The distinction between those conferences providing some level of scholarship guarantee is very informative.

I am saying something a little different regarding costs.  A kid going to a Cal State school with no scholarship - maybe doesn't even play soccer (so scholarship guarantees don't become relevant) - is better off for So Cal job prospects and probably paying less than a kid from So Cal going to OSU and getting a 50% scholarship.  So the family/kid is really just paying an extra sports fee so their kid can play soccer at OSU.  People are free to do what they want with their money, but it is amusing to me at some level.  I also say this with a backdrop that I agree that there is no real career right now for girls to pursue professional soccer.  So to me the most important thing is getting the girl to a place that will provide her the most opportunities after college.  If you go to Stanford and some others, you can have the best both worlds.  But after that, I think we should guide them to prioritize the better school over the better soccer program. 

And obviously there are a lot of different circumstances that could make OSU a good choice (maybe the kid gets a full ride or the kid has family in Ohio).  I'm talking about the typical girl who gets around 50%.  I checked the numbers to make sure I wasn't totally crazy.  Tuition is $10K in state and $27K out of state at OSU or $13.5K for an out of state student with a 50% scholarship.  Tuition is $6,500 at LB State for in state students.


----------



## NoGoal

Glen said:


> The distinction between those conferences providing some level of scholarship guarantee is very informative.
> 
> I am saying something a little different regarding costs.  A kid going to a Cal State school with no scholarship - maybe doesn't even play soccer (so scholarship guarantees don't become relevant) - is better off for So Cal job prospects and probably paying less than a kid from So Cal going to OSU and getting a 50% scholarship.  So the family/kid is really just paying an extra sports fee so their kid can play soccer at OSU.  People are free to do what they want with their money, but it is amusing to me at some level.  I also say this with a backdrop that I agree that there is no real career right now for girls to pursue professional soccer.  So to me the most important thing is getting the girl to a place that will provide her the most opportunities after college.  If you go to Stanford and some others, you can have the best both worlds.  But after that, I think we should guide them to prioritize the better school over the better soccer program.
> 
> And obviously there are a lot of different circumstances that could make OSU a good choice (maybe the kid gets a full ride or the kid has family in Ohio).  I'm talking about the typical girl who gets around 50%.  I checked the numbers to make sure I wasn't totally crazy.  Tuition is $10K in state and $27K out of state at OSU or $13.5K for an out of state student with a 50% scholarship.  Tuition is $6,500 at LB State for in state students.


Glen, preaching to the choir.  I agree with you 100%, education is first and foremost for womens soccer.  IMO, as long as any of our DDs receives their undergrad degree.  That's all that counts.

Don't forget if a student get's 50% at OSU it could include housing and books.  So 27K + 10K for housing and 1K for books at 50% is 19K per year.  My son goes to LB State and his tuition is 6.5K plus 10K for rent and food, and 1K for books.  So about the same at 17.5K a year.


----------



## NoGoal

soccerobserver said:


> Sped, I have a different perspective and think both views are legit.
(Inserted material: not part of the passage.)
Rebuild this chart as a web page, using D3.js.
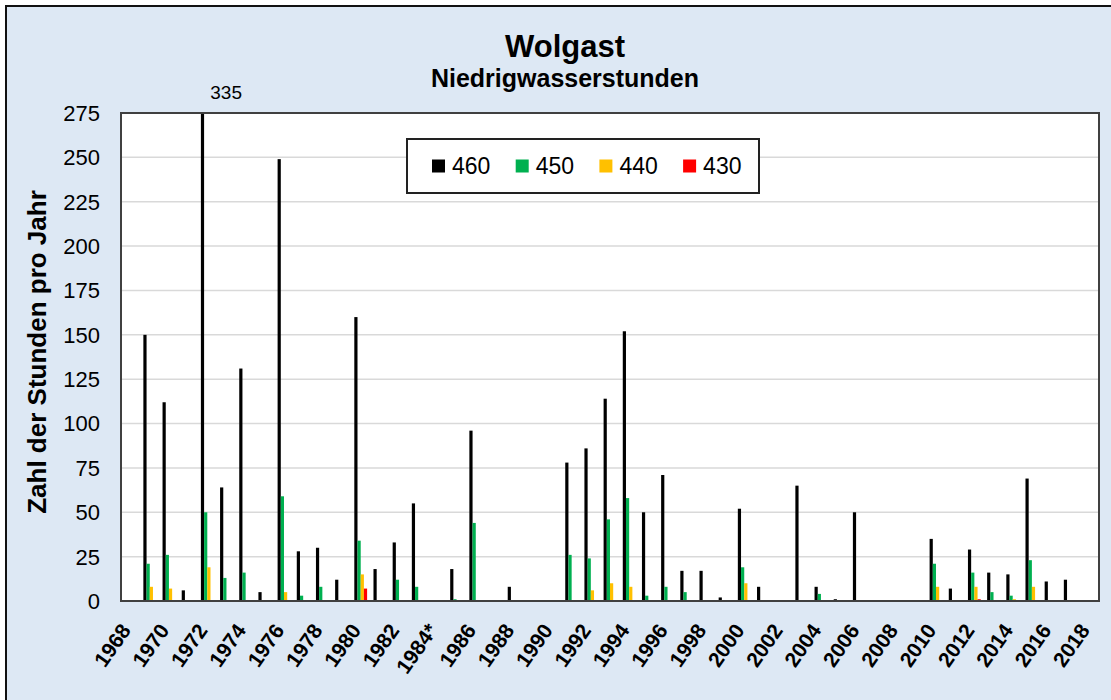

I have heard that some of the players at Stanford major in things like 'communications" etc...which is not the same as the kind of majors and educational experiences kids get at such schools who are not playing soccer. Also, one of Princeton's stars turned down Stanford for Princeton bc she wanted the high level educational experience she could get there while playing soccer as opposed to  what she could get playing higher level soccer at Stanford. Every player has to find the right fit based upon their own uniqueness.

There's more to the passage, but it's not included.